American conservatism has, in recent months, been fraught with ideological conflict between ‘post-liberal’ conservatives, most prominently represented by Sohrab Ahmari of the New York Post, and ‘fusionist’ conservatives, whose figurehead is David French of National Review. The former advocate for a religiously-inflected political vision centered around the common good while the latter defend classical liberalism in politics and cultural conservatism in private life and social commentary.

As neither a believer nor an American I hesitate to take a firm stand on one side or the other, but such a dispute has been a long time coming and is, if anything, disproportionately mild and lackadaisical given the dire circumstances social conservatives face. Hundreds of thousands of abortions are performed each year. Marriage rates have hit unprecedented depths and fatherless families are more numerous than ever. Hardcore pornography is ubiquitous. Drug abuse is killing tens of thousands every year. Gay marriage is unquestionable. ‘Sex reassignment’ and its associated demands are as sacred. Cultural conservatives are by no means all nationalists – men like Bozell, after all, belong to a universal church – but those who are can hardly fail to have noticed that even under President Trump migration rates have barely dipped.

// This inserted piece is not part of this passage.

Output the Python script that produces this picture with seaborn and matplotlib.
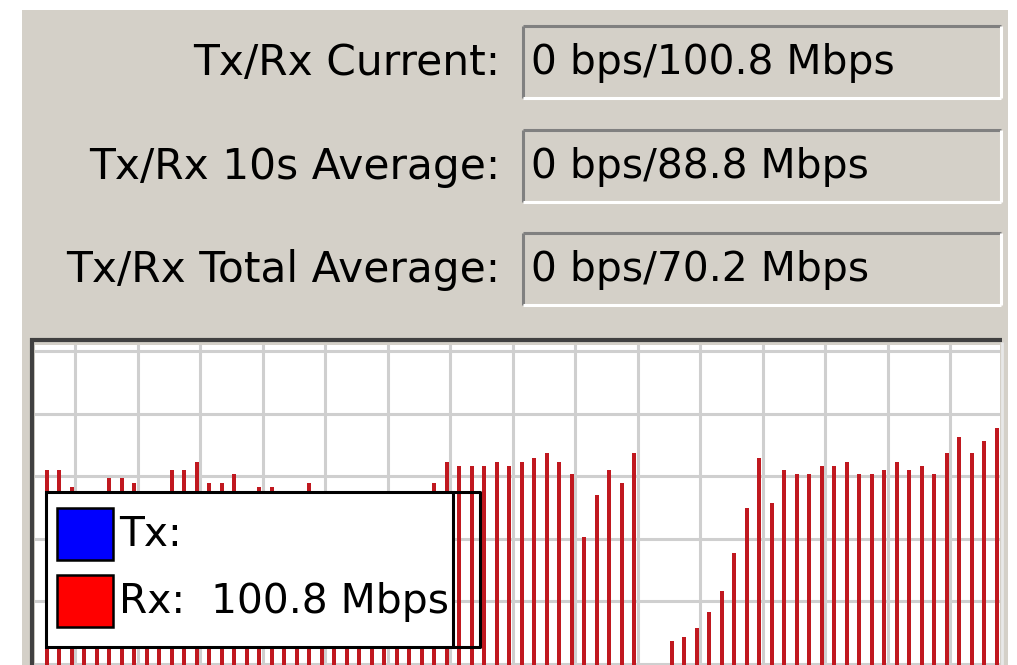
import matplotlib
matplotlib.use("Agg")
import matplotlib.pyplot as plt
from matplotlib.patches import Rectangle
import pandas as pd
import seaborn as sns

# readings shown above the graph
stat_labels = ["Tx/Rx Current:", "Tx/Rx 10s Average:", "Tx/Rx Total Average:"]
stat_values = ["0 bps/100.8 Mbps", "0 bps/88.8 Mbps", "0 bps/70.2 Mbps"]

legend_names = ["Tx:", "Rx:  100.8 Mbps"]
legend_colors = ["#0000ff", "#ff0000"]

# Rx samples in Mbps, oldest first (Tx is 0 all along)
rx_mbps = [
    82.9, 82.9, 75.7, 72.0, 71.0, 79.5, 79.5, 77.4, 72.5, 70.5,
    82.9, 82.9, 86.3, 77.4, 77.4, 81.2, 71.5, 75.7, 75.7, 72.0,
    70.0, 77.4, 71.0, 70.5, 72.5, 69.0, 71.5, 70.0, 72.0, 71.0,
    73.0, 77.4, 86.3, 84.6, 84.6, 84.6, 86.3, 84.6, 86.3, 88.0,
    90.2, 86.3, 81.2, 54.4, 72.3, 82.9, 77.4, 90.2, 0.0, 0.0,
    10.2, 11.9, 15.7, 22.5, 31.5, 47.6, 66.8, 88.0, 68.9, 82.9,
    81.2, 81.2, 84.6, 84.6, 86.3, 81.2, 81.2, 82.9, 86.3, 82.9,
    84.6, 81.2, 90.2, 97.0, 90.2, 95.3, 100.8,
]

W, H = 1017, 665
PANEL = "#d4d0c8"
LABEL_FONT = 30.5
VALUE_FONT = 29.3

fig = plt.figure(figsize=(W / 100, H / 100), dpi=100, facecolor="white")

# background layer in pixel coordinates (y down)
bg = fig.add_axes([0, 0, 1, 1], zorder=0)
bg.set_xlim(0, W)
bg.set_ylim(H, 0)
bg.axis("off")
bg.add_patch(Rectangle((22, 10), 986, 660, facecolor=PANEL, edgecolor="none"))

box_tops = [26, 130, 233]
for top, label, value in zip(box_tops, stat_labels, stat_values):
    x0, x1, y0, y1 = 523, 1001, top, top + 72
    bg.add_patch(Rectangle((x0, y0), x1 - x0, y1 - y0, facecolor=PANEL, edgecolor="none"))
    bg.plot([x0, x1], [y0, y0], color="#808080", lw=2.2, solid_capstyle="butt")
    bg.plot([x0, x0], [y0, y1], color="#808080", lw=2.2, solid_capstyle="butt")
    bg.plot([x0, x1], [y1, y1], color="#ffffff", lw=2.2, solid_capstyle="butt")
    bg.plot([x1, x1], [y0, y1], color="#ffffff", lw=2.2, solid_capstyle="butt")
    yc = (y0 + y1) / 2 + 1
    bg.text(500, yc, label, ha="right", va="center", fontsize=LABEL_FONT, color="black")
    bg.text(531, yc, value, ha="left", va="center", fontsize=VALUE_FONT, color="black")

# sunken frame around the graph
bg.plot([30, 1002], [340, 340], color="#404040", lw=3, solid_capstyle="butt")
bg.plot([32, 32], [338, H], color="#404040", lw=3, solid_capstyle="butt")
bg.plot([1002, 1002], [342, H], color="#e8e8e8", lw=2, solid_capstyle="butt")

# the graph itself
ax = fig.add_axes([35 / W, 0, 965 / W, 320 / H], zorder=1)
ax.set_facecolor("white")
df = pd.DataFrame({"sample": range(len(rx_mbps)), "rx": rx_mbps})
sns.barplot(data=df, x="sample", y="rx", color="#c0181f", saturation=1,
            width=0.32, errorbar=None, ax=ax)

px_per_sample = 12.5
mbps_per_px = 100.8 / 237
ax.set_xlim(-11.7 / px_per_sample, 953.3 / px_per_sample)
ax.set_ylim(0, 320 * mbps_per_px)
ax.set_xticks([(28.3 + 62.5 * k) / px_per_sample for k in range(15)])
ax.set_yticks([(1.5 + 62.5 * k) * mbps_per_px for k in range(6)])
ax.grid(True, color="#cfcfcf", lw=2.2)
ax.set_axisbelow(True)
ax.tick_params(length=0, labelbottom=False, labelleft=False)
ax.set_xlabel("")
ax.set_ylabel("")
for s in ax.spines.values():
    s.set_visible(False)

# legend box drawn over the graph
ov = fig.add_axes([0, 0, 1, 1], zorder=3)
ov.patch.set_visible(False)
ov.set_xlim(0, W)
ov.set_ylim(H, 0)
ov.axis("off")
ov.add_patch(Rectangle((46, 492), 407, 155, facecolor="white", edgecolor="black", lw=2.2))
ov.plot([453, 480, 480, 453], [492, 492, 647, 647], color="black", lw=2.2)
for i, (name, col) in enumerate(zip(legend_names, legend_colors)):
    y0 = 508 + 67 * i
    ov.add_patch(Rectangle((57, y0), 56, 52, facecolor=col, edgecolor="black", lw=1.8))
    ov.text(119, y0 + 27, name, ha="left", va="center", fontsize=VALUE_FONT, color="black")

fig.savefig("out.png", dpi=100, facecolor="white")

None of this looks as though it is about to change. President Trump is riding on the enthusiasm of tribally anti-Democrat economic liberals, gun enthusiasts and nativists with an inchoate – if often understandable – sense of dissatisfaction with the previous progressive paradigm. The Democrats, meanwhile, are growing ever more radical in their cultural liberalism. Technological trends are aimed towards an increasingly post-human and atomized future. Conditions are ripe, then, for more radically oppositionist conservatisms, traditionalisms and integralisms; ideological and political movements which strive not to nudge society in a different direction but to throw it onto an entirely different course, and less through mainstream politicking and dialogue than through alternative means of organization and activism.

The value of this I leave to you, gentle reader, but one thing I feel assured in saying is that the current obscurity of L. Brent Bozell Jr will not deny him powerful historic resonance.